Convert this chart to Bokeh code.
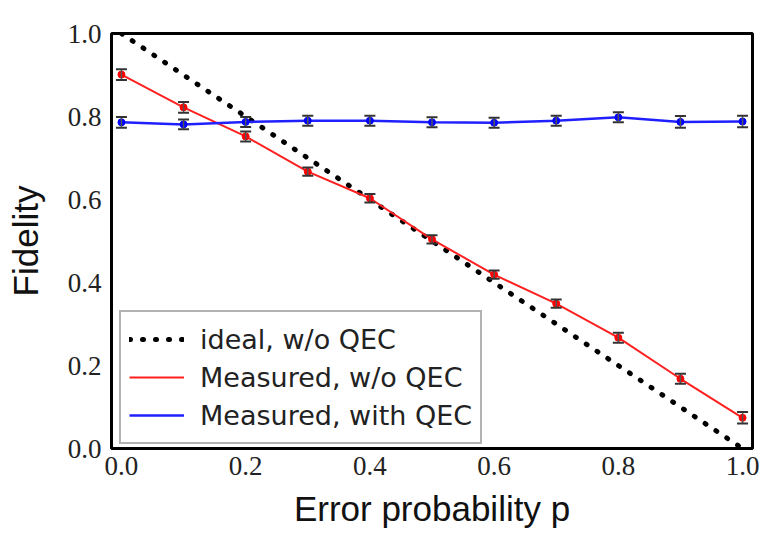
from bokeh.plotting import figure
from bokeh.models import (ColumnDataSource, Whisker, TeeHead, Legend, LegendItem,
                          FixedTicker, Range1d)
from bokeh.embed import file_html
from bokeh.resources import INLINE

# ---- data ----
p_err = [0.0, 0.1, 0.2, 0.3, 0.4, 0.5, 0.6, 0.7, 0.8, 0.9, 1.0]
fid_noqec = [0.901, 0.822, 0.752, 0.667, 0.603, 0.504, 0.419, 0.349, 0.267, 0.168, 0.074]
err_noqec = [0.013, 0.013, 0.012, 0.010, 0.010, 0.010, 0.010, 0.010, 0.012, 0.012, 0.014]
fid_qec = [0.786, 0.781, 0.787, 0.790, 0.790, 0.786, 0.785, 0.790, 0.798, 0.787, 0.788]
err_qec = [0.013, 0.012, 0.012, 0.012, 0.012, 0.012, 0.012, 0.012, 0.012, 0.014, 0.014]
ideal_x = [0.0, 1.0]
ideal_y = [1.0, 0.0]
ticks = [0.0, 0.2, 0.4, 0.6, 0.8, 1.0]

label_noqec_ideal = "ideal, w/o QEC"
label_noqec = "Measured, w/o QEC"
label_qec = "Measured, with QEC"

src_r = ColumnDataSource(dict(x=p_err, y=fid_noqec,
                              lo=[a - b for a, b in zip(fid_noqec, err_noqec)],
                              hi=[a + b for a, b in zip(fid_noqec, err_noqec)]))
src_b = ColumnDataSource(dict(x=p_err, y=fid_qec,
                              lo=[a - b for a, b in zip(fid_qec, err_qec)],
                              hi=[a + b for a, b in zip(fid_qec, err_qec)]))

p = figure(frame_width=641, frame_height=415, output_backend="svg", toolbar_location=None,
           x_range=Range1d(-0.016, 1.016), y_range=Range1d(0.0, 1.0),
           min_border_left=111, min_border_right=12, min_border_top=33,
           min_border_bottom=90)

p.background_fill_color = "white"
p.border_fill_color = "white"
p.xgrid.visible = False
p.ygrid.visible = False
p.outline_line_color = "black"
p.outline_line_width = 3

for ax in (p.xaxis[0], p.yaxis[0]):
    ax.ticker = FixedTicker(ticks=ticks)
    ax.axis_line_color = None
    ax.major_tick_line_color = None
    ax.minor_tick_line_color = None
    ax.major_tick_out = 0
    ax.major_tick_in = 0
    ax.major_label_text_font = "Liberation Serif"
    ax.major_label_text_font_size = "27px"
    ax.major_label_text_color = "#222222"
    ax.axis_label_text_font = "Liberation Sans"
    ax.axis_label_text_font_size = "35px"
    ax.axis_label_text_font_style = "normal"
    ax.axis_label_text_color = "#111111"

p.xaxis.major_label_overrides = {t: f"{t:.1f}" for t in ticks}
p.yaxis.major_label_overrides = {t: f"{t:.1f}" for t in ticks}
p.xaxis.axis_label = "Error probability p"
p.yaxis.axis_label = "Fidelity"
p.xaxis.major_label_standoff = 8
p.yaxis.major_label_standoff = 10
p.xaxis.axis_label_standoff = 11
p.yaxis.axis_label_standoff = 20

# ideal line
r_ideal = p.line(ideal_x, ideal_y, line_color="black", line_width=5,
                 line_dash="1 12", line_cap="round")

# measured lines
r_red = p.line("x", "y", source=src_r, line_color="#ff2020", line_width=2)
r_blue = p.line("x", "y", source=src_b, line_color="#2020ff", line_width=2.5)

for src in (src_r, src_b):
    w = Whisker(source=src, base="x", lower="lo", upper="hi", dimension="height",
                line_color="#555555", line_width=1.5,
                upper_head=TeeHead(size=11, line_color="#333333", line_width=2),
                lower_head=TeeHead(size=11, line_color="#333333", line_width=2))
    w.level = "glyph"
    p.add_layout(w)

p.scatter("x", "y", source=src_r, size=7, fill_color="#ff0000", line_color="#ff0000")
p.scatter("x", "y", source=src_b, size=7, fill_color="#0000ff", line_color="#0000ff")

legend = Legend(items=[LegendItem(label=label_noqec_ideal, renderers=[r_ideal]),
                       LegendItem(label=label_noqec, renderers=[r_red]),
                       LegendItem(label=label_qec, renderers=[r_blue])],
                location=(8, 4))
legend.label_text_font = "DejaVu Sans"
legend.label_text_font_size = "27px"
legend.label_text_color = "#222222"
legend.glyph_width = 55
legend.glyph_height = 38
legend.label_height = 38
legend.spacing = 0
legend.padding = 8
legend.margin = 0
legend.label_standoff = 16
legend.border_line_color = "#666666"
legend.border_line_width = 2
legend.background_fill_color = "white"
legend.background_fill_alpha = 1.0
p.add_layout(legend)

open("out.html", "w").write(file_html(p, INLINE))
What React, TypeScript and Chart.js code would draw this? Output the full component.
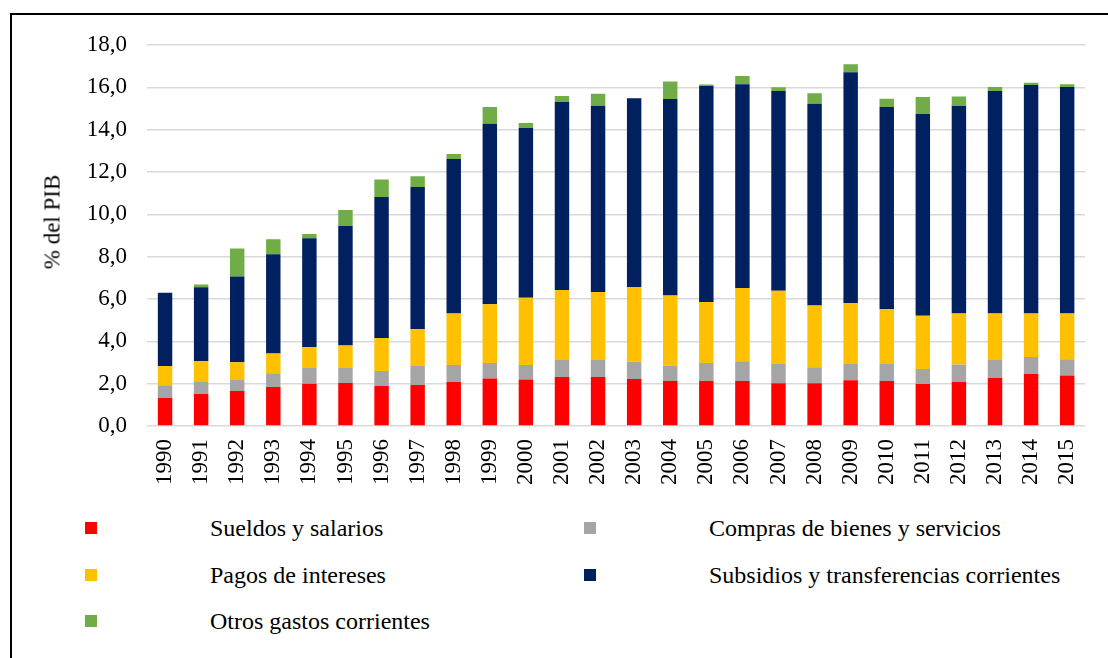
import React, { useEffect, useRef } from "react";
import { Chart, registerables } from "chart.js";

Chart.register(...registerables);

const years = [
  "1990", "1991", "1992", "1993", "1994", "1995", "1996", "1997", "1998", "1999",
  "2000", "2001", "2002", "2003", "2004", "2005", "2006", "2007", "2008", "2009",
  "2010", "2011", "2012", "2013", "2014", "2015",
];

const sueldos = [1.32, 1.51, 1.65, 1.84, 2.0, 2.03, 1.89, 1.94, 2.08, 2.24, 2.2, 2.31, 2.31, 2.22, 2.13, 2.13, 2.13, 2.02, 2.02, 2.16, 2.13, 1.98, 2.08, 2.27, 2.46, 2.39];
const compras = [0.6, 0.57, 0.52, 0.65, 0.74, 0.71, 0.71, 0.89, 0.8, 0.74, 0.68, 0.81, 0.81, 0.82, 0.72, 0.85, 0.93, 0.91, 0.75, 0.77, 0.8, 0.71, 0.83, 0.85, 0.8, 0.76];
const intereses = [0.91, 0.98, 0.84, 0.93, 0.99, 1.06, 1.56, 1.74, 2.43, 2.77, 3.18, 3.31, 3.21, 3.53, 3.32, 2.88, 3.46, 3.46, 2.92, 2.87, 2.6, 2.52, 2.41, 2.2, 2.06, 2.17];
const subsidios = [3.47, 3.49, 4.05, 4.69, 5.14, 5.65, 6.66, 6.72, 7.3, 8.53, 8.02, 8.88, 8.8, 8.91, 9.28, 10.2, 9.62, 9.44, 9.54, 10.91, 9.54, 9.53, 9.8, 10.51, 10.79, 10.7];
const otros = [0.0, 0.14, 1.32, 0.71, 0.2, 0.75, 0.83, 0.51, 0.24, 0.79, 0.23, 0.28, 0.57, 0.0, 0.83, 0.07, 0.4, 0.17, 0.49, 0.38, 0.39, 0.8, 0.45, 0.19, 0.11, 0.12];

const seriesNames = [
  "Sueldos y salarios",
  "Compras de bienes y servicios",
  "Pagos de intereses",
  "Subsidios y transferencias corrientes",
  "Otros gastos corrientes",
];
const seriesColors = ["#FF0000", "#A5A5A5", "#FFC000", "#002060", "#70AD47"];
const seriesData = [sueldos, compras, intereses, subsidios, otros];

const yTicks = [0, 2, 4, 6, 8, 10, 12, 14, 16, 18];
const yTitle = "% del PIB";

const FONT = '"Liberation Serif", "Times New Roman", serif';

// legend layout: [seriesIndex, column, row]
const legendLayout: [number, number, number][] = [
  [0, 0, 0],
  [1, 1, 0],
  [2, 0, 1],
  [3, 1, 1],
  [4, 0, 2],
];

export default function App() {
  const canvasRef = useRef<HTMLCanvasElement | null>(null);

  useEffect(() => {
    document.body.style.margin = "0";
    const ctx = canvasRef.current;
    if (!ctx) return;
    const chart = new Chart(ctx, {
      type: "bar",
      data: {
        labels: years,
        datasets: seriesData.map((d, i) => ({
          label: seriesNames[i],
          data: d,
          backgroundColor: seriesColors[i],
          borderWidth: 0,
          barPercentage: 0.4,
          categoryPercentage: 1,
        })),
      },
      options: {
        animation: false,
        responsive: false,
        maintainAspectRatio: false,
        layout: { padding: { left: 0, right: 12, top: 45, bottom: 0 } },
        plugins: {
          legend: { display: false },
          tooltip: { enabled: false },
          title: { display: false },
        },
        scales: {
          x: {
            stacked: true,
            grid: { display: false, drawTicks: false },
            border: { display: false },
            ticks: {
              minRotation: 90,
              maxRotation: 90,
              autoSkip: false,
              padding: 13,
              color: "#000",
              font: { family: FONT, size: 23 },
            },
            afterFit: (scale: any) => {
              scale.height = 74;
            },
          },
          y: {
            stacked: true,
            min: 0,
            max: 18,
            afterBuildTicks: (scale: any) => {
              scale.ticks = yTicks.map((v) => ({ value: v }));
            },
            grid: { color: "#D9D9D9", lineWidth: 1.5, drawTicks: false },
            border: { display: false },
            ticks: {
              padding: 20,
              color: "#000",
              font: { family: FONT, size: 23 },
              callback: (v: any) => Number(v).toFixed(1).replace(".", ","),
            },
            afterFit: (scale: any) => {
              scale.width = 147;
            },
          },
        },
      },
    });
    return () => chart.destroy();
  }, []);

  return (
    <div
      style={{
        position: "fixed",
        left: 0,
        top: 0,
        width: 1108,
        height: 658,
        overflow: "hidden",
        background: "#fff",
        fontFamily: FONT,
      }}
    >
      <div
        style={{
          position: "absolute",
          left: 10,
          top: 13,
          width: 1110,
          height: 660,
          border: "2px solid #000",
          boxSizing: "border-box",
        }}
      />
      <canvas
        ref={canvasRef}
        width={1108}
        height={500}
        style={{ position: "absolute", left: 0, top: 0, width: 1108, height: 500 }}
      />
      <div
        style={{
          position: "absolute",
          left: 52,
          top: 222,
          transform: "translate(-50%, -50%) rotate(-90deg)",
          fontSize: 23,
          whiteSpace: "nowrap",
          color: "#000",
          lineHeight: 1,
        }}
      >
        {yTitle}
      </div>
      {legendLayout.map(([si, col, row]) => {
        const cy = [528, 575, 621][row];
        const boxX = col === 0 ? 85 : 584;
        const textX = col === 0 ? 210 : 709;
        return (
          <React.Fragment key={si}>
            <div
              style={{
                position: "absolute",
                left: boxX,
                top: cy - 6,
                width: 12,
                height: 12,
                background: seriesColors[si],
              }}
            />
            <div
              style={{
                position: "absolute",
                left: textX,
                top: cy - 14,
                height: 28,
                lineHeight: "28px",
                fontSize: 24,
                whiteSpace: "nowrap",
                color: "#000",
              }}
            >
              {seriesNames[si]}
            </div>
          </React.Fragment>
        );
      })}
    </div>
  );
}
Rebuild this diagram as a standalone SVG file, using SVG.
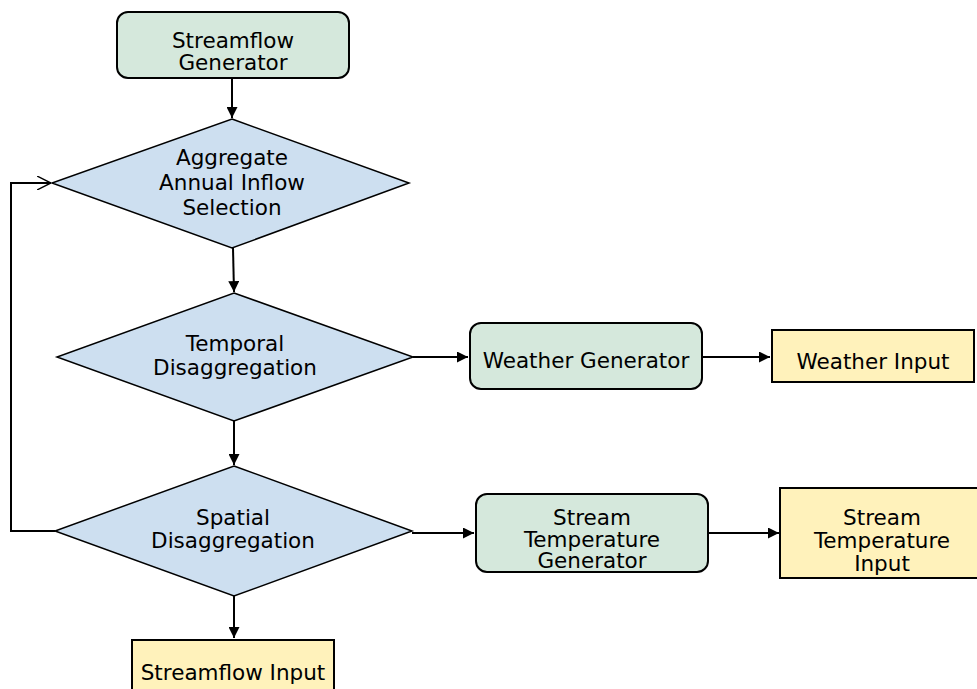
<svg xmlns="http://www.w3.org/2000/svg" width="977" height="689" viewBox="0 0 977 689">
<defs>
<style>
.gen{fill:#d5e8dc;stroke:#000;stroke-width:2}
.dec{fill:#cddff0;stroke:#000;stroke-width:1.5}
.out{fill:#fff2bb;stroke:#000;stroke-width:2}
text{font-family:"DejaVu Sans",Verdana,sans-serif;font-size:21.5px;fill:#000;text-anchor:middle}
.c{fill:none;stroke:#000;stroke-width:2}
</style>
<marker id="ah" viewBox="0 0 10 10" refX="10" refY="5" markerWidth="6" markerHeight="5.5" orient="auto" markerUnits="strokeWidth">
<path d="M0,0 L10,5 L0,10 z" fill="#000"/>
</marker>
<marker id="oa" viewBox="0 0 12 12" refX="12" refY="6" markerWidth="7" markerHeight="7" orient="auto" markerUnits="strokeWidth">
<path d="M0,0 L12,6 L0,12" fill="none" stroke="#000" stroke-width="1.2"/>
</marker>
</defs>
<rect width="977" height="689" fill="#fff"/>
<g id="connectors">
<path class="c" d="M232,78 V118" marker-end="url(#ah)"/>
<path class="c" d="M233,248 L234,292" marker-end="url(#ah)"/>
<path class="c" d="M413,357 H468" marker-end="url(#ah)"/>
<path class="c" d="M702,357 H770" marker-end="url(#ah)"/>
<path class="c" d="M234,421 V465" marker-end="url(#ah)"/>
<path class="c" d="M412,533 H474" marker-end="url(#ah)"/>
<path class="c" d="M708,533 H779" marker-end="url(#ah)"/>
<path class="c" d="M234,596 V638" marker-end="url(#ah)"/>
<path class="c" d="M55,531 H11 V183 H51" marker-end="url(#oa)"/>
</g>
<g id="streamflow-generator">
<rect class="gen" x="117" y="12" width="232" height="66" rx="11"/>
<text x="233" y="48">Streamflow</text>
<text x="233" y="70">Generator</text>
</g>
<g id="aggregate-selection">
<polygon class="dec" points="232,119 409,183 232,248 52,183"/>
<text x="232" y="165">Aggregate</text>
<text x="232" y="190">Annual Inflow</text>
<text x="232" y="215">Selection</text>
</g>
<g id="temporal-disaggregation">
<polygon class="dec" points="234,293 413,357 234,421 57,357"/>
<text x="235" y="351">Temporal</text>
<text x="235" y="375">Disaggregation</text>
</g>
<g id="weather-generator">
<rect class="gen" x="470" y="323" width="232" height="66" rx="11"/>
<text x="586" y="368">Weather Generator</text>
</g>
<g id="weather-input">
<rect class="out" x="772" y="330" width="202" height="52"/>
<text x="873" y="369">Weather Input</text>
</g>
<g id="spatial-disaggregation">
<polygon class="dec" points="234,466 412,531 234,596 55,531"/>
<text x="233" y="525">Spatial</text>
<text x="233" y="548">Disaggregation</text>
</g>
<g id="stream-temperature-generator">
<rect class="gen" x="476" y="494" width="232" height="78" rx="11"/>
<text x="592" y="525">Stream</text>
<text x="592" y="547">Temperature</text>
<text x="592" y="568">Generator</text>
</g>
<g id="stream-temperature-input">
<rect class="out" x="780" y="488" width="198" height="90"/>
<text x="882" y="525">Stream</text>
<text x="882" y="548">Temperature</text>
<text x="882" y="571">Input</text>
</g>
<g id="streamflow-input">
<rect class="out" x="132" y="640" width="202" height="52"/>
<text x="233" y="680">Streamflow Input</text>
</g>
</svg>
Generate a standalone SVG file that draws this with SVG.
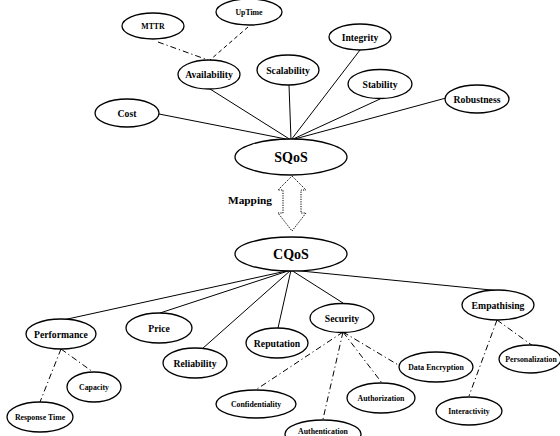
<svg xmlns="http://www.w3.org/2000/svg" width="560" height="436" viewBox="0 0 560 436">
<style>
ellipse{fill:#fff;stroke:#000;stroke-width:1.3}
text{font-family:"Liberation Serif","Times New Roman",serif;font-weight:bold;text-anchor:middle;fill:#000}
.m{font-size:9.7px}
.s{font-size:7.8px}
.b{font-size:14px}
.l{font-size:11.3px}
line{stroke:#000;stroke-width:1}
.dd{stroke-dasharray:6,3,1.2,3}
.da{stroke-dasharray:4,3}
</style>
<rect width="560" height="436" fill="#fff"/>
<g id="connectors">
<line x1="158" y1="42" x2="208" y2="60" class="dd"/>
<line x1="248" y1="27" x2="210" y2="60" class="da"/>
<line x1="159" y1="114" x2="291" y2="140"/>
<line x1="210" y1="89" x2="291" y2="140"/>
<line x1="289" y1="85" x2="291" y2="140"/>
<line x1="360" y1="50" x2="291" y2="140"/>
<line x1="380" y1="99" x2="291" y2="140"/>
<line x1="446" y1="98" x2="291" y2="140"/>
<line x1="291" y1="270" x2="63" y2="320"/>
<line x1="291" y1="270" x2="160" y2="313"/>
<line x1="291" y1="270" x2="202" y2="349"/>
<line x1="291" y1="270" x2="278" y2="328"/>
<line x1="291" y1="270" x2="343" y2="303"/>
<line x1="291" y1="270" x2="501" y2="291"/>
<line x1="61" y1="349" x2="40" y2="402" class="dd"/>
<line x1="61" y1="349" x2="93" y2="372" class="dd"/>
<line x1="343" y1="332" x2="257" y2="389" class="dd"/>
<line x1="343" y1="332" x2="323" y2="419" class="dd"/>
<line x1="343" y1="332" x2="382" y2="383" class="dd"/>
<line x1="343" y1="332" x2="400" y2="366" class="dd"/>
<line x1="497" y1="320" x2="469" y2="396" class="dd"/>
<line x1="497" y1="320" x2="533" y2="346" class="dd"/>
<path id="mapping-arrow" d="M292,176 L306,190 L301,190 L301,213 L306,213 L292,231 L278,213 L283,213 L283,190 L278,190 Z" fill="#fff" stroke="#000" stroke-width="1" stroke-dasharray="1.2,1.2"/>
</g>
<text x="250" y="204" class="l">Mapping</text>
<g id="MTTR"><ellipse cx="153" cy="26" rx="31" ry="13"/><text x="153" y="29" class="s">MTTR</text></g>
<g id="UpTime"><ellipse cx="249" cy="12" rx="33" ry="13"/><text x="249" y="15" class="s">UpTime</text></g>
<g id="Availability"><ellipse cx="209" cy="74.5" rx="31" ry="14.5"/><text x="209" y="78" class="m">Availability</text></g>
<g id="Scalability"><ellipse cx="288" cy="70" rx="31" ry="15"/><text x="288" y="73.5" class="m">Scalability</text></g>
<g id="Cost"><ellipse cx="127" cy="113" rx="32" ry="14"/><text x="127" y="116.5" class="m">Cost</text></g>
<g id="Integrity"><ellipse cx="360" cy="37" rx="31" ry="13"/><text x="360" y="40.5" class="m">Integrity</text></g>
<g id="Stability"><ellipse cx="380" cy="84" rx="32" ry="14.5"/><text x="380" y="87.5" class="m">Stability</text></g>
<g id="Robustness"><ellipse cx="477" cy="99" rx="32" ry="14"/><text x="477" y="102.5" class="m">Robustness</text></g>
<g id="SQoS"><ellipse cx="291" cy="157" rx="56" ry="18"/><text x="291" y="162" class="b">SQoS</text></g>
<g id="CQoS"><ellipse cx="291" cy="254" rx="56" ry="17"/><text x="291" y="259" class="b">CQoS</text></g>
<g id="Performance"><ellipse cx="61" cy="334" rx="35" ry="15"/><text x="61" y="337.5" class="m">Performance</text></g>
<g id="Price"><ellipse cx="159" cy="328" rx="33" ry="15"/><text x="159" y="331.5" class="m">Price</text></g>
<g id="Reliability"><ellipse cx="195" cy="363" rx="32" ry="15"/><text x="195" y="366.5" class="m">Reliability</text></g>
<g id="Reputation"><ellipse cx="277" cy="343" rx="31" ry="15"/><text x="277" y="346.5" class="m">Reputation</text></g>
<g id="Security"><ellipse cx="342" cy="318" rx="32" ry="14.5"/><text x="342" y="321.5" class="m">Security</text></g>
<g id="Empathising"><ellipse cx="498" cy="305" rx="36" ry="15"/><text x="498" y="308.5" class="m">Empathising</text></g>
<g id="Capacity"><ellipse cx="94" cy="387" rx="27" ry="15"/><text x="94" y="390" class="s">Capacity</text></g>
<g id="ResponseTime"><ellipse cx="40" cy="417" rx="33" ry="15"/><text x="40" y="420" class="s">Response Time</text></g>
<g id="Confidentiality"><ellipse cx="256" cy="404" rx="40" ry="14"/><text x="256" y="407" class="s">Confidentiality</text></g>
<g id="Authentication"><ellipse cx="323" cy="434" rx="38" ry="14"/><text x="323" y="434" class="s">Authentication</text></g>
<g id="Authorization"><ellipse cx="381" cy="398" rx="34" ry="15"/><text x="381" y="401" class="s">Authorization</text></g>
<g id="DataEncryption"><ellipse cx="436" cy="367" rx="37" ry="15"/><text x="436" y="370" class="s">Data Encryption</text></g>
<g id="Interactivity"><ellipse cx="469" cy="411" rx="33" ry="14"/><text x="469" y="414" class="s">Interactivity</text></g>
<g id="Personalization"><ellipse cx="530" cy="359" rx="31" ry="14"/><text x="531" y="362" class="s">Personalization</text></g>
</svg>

----

# Stated exercise
Copy out the listing above from the line containing "What React, TypeScript" to the line containing "0.19, 0.11, 0.12];", both included, exactly as written and minus the images.

# Task response
What React, TypeScript and Chart.js code would draw this? Output the full component.
import React, { useEffect, useRef } from "react";
import { Chart, registerables } from "chart.js";

Chart.register(...registerables);

const years = [
  "1990", "1991", "1992", "1993", "1994", "1995", "1996", "1997", "1998", "1999",
  "2000", "2001", "2002", "2003", "2004", "2005", "2006", "2007", "2008", "2009",
  "2010", "2011", "2012", "2013", "2014", "2015",
];

const sueldos = [1.32, 1.51, 1.65, 1.84, 2.0, 2.03, 1.89, 1.94, 2.08, 2.24, 2.2, 2.31, 2.31, 2.22, 2.13, 2.13, 2.13, 2.02, 2.02, 2.16, 2.13, 1.98, 2.08, 2.27, 2.46, 2.39];
const compras = [0.6, 0.57, 0.52, 0.65, 0.74, 0.71, 0.71, 0.89, 0.8, 0.74, 0.68, 0.81, 0.81, 0.82, 0.72, 0.85, 0.93, 0.91, 0.75, 0.77, 0.8, 0.71, 0.83, 0.85, 0.8, 0.76];
const intereses = [0.91, 0.98, 0.84, 0.93, 0.99, 1.06, 1.56, 1.74, 2.43, 2.77, 3.18, 3.31, 3.21, 3.53, 3.32, 2.88, 3.46, 3.46, 2.92, 2.87, 2.6, 2.52, 2.41, 2.2, 2.06, 2.17];
const subsidios = [3.47, 3.49, 4.05, 4.69, 5.14, 5.65, 6.66, 6.72, 7.3, 8.53, 8.02, 8.88, 8.8, 8.91, 9.28, 10.2, 9.62, 9.44, 9.54, 10.91, 9.54, 9.53, 9.8, 10.51, 10.79, 10.7];
const otros = [0.0, 0.14, 1.32, 0.71, 0.2, 0.75, 0.83, 0.51, 0.24, 0.79, 0.23, 0.28, 0.57, 0.0, 0.83, 0.07, 0.4, 0.17, 0.49, 0.38, 0.39, 0.8, 0.45, 0.19, 0.11, 0.12];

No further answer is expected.